Bij haar uitspraak heeft de Afdeling verweerder opgedragen om een nieuwe beslissing te nemen met inachtneming van hetgeen is overwogen onder punt 2.6 en 2.6.1 van die uitspraak.
3.
De rechtbank stelt vast dat verweerder met het thans voorliggende besluit opnieuw niet heeft voldaan aan de opdracht van de Afdeling om de aanvraag te toetsen aan de in artikel 75 Ffw gestelde eisen. Het thans voorliggende nieuwe besluit vormt daarentegen een herhaling van hetgeen verweerder als zijn standpunt ter zake de steenuil en de kerkuil heeft geformuleerd in het door de Afdeling vernietigde besluit van 29 maart 2012, met als conclusie dat er geen sprake is van overtreding van artikel 11 Ffw. Voor een zodanig standpunt bestond evenwel, gelet op de eerdere uitspraken van de Afdeling, niet langer ruimte. Anders dan de derde partij meent, is de situatie niet veranderd ten opzichte van de eerdere beslissing. Ook toen bevond zich in het pand op het perceel Westerweg 76 geen kerkuil meer en zaten er geen steenuilen in het gebied waar de werkzaamheden zouden plaatsvinden. Dit zo zijnde kan de beslissing van de rechtbank geen andere zijn dan een gegrondverklaring van het beroep van eiseressen en een vernietiging van het bestreden besluit.
4.
De rechtbank veroordeelt verweerder in de door eiseressen gemaakte proceskosten. Deze kosten stelt de rechtbank op grond van het Besluit proceskosten bestuursrecht voor de door een derde beroepsmatig verleende rechtsbijstand vast op € 944,- (1 punt voor het indienen van het beroepschrift en 1 punt voor het verschijnen ter zitting met een waarde per punt van € 472,- en een wegingsfactor 1).
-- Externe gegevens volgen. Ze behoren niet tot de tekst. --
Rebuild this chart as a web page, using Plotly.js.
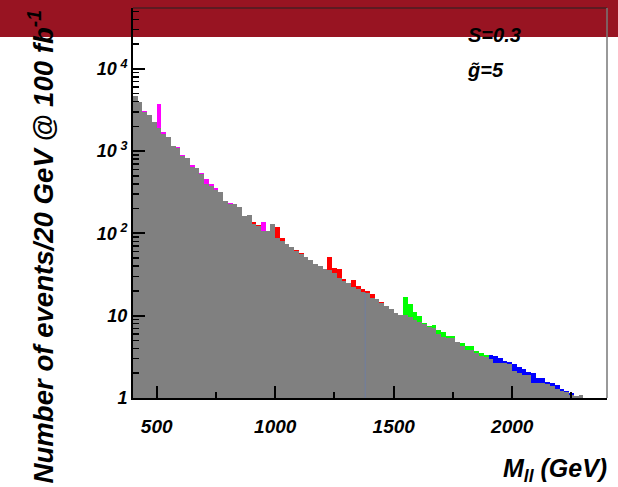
<!DOCTYPE html>
<html>
<head>
<meta charset="utf-8">
<script src="https://cdn.plot.ly/plotly-3.0.1.min.js"></script>
<style>
  html, body { margin: 0; padding: 0; background: #ffffff; }
  #chart { width: 618px; height: 487px; }
</style>
</head>
<body>
<div id="chart"></div>
<script>
// Dilepton invariant mass, 20 GeV bins starting at 400 GeV
const massStart = 400;
const binWidth = 20;

// Standard Model background per bin (events / 20 GeV @ 100 fb^-1)
const background = [
  4700, 3920, 2960, 2750, 2280, 1890, 1610, 1470, 1150, 1080,
  865, 817, 636, 618, 523, 398, 377, 337, 318, 250,
  226, 226, 211, 164, 167, 130, 123, 108, 108, 130,
  88.7, 81.6, 74.3, 69, 61, 56.7, 52, 47.1, 42.9, 40,
  36.6, 35.9, 32.8, 28.5, 26.6, 24.7, 22.5, 20.9, 19.6, 19.1,
  16.3, 15.8, 14.1, 13.2, 12.0, 10.9, 10.3, 10.2, 9.7, 8.9,
  8.5, 7.85, 7.35, 7.03, 5.94, 5.56, 5.3, 5.3, 4.83, 4.32,
  3.83, 3.83, 3.49, 3.27, 3.18, 2.98, 2.7, 2.64, 2.64, 2.57,
  2.13, 2.0, 1.90, 1.90, 1.51, 1.51, 1.51, 1.48, 1.40, 1.27,
  1.22, 1.18, 1.08, 1.06, 1.08
];

// Background plus resonance signal per bin
const total = [
  4700, 3920, 3100, 2750, 2280, 3730, 1720, 1470, 1150, 1130,
  897, 817, 678, 618, 547, 458, 398, 356, 318, 250,
  236, 226, 211, 164, 167, 139, 126, 138, 108, 130,
  121, 88.7, 74.3, 69, 62.8, 58, 52, 47.1, 42.9, 40,
  36.6, 52, 37.7, 36.6, 27.7, 24.7, 27.2, 23, 20.9, 20.1,
  18.4, 15.8, 14.5, 13.2, 12.0, 10.9, 10.3, 16.7, 13.9, 11.2,
  9.9, 8.1, 7.6, 7.7, 6.7, 6.4, 5.7, 5.7, 4.83, 4.62,
  4.28, 4.28, 3.76, 3.49, 3.33, 3.33, 3.25, 3.07, 2.82, 2.76,
  2.59, 2.40, 2.23, 2.09, 2.03, 1.77, 1.77, 1.58, 1.51, 1.44,
  1.27, 1.22, 1.16, 1.07, 1.08
];

// Which resonance the excess in each bin belongs to
const resonance = [
  1, 1, 1, 1, 1, 1, 1, 1, 1, 1,
  1, 1, 1, 1, 1, 1, 1, 1, 1, 1,
  1, 1, 1, 1, 1, 2, 2, 1, 2, 2,
  2, 2, 2, 2, 2, 2, 2, 2, 2, 2,
  2, 2, 2, 2, 2, 2, 2, 2, 2, 2,
  2, 2, 2, 2, 2, 2, 2, 3, 3, 3,
  3, 3, 3, 3, 3, 3, 3, 3, 3, 3,
  3, 3, 3, 3, 3, 4, 4, 4, 4, 4,
  4, 4, 4, 4, 4, 4, 4, 4, 4, 4,
  4, 4, 4, 4, 4
];
const resonanceColours = { 1: '#ff00ff', 2: '#ff0000', 3: '#00ff00', 4: '#0000ff' };

// Bin where an extra histogram edge line is drawn
const edgeBin = 49;

const xTicks = [500, 1000, 1500, 2000];
const xMinorTicks = [750, 1250, 1750, 2250];
const yTicks = [1, 10, 100, 1000, 10000];
const yTickText = ['1', '10', '10\u2009<sup>2</sup>', '10\u2009<sup>3</sup>', '10\u2009<sup>4</sup>'];

const centres = background.map((_, i) => massStart + binWidth * (i + 0.5));

const yMinor = [];
for (let d = 1; d <= 10000; d *= 10) {
  for (let m = 2; m <= 9; m++) yMinor.push(m * d);
}

const font = { family: 'Liberation Sans, Arial, sans-serif', color: '#000000', weight: 'bold', style: 'italic' };

const traces = [];
// signal + background, one colour per resonance
[1, 2, 3, 4].forEach(k => {
  const xs = [], ys = [];
  total.forEach((v, i) => { if (resonance[i] === k) { xs.push(centres[i]); ys.push(v); } });
  traces.push({
    type: 'bar', x: xs, y: ys, width: binWidth,
    marker: { color: resonanceColours[k], line: { width: 0 } },
    hoverinfo: 'skip', showlegend: false
  });
});
// background drawn over the totals
traces.push({
  type: 'bar', x: centres, y: background, width: binWidth,
  marker: { color: '#808080', line: { width: 0 } },
  hoverinfo: 'skip', showlegend: false
});
// thin histogram edge
const edgeX = massStart + binWidth * edgeBin;
traces.push({
  type: 'scatter', mode: 'lines',
  x: [edgeX, edgeX],
  y: [yTicks[0], Math.min(background[edgeBin - 1], background[edgeBin])],
  line: { color: '#6f7da0', width: 1 },
  hoverinfo: 'skip', showlegend: false
});

const layout = {
  width: 618, height: 487,
  margin: { l: 133, r: 11, t: 8, b: 89, pad: 0 },
  paper_bgcolor: '#ffffff',
  plot_bgcolor: 'rgba(0,0,0,0)',
  barmode: 'overlay', bargap: 0,
  showlegend: false,
  xaxis: {
    range: [400, 2400],
    tickmode: 'array', tickvals: xTicks,
    ticks: 'inside', ticklen: 12, tickwidth: 2, tickcolor: '#000000',
    minor: { tickmode: 'array', tickvals: xMinorTicks, ticks: 'inside', ticklen: 6, tickwidth: 2, tickcolor: '#000000', showgrid: false },
    showline: true, linecolor: '#000000', linewidth: 2,
    showgrid: false, zeroline: false,
    ticklabelstandoff: 10,
    tickfont: Object.assign({ size: 19 }, font)
  },
  yaxis: {
    type: 'log',
    range: [0, 4.739],
    tickmode: 'array', tickvals: yTicks, ticktext: yTickText,
    ticks: 'inside', ticklen: 12, tickwidth: 2, tickcolor: '#000000',
    minor: { tickmode: 'array', tickvals: yMinor, ticks: 'inside', ticklen: 6, tickwidth: 1.5, tickcolor: '#000000', showgrid: false },
    showline: true, linecolor: '#000000', linewidth: 2,
    showgrid: false, zeroline: false,
    tickfont: Object.assign({ size: 18 }, font)
  },
  shapes: [
    // header band across the top of the canvas
    { type: 'rect', xref: 'paper', yref: 'paper', x0: -0.3, x1: 1.05, y0: 0.9256, y1: 1.05,
      fillcolor: '#981422', line: { width: 0 }, layer: 'below' },
    // thin top and right frame edges
    { type: 'line', xref: 'paper', yref: 'paper', x0: 0, x1: 1, y0: 1, y1: 1,
      line: { color: '#222222', width: 1 } },
    { type: 'line', xref: 'paper', yref: 'paper', x0: 1, x1: 1, y0: 0, y1: 1,
      line: { color: '#777777', width: 1.5 } }
  ],
  annotations: [
    { text: 'Number of events/20 GeV @ 100 fb<sup>-1</sup>', textangle: -90,
      xref: 'paper', yref: 'paper', x: -0.192, y: 1.0, xanchor: 'center', yanchor: 'top',
      showarrow: false, font: Object.assign({ size: 27.6 }, font) },
    { text: 'M<sub>ll</sub> (GeV)',
      xref: 'paper', yref: 'paper', x: 1.004, y: -0.138, xanchor: 'right', yanchor: 'top',
      showarrow: false, font: Object.assign({ size: 25 }, font) },
    { text: 'S=0.3',
      xref: 'paper', yref: 'paper', x: 0.703, y: 0.931, xanchor: 'left', yanchor: 'middle',
      showarrow: false, font: Object.assign({ size: 20 }, font) },
    { text: 'g\u0303=5',
      xref: 'paper', yref: 'paper', x: 0.701, y: 0.84, xanchor: 'left', yanchor: 'middle',
      showarrow: false, font: Object.assign({ size: 20 }, font) }
  ]
};

Plotly.newPlot('chart', traces, layout, { staticPlot: true, displayModeBar: false });
</script>
</body>
</html>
Omdat de rechtbank het beroep gegrond verklaart, bepaalt de rechtbank dat verweerder aan eiseressen het door hen betaalde griffierecht vergoedt.
Beslissing
De rechtbank
- verklaart het beroep gegrond;
- vernietigt het bestreden besluit;
- draagt verweerder op binnen 10 weken na de dag van verzending van deze uitspraak een nieuw besluit te nemen op het bezwaar met inachtneming van deze uitspraak;
- draagt verweerder op het betaalde griffierecht van € 310,- aan eiseressen te vergoeden;
- veroordeelt verweerder in de proceskosten tot een bedrag van € 944,- te betalen aan eiseressen.
Deze uitspraak is gedaan door mr. I.M. Ludwig, rechter, in aanwezigheid van R.I. ten Cate, griffier. De beslissing is in het openbaar uitgesproken op 28 augustus 2013.
griffier rechter
afschrift verzonden aan partijen op:
Rechtsmiddel
Tegen deze uitspraak kan binnen zes weken na de dag van verzending daarvan hoger beroep worden ingesteld bij de Afdeling bestuursrechtspraak van de Raad van State.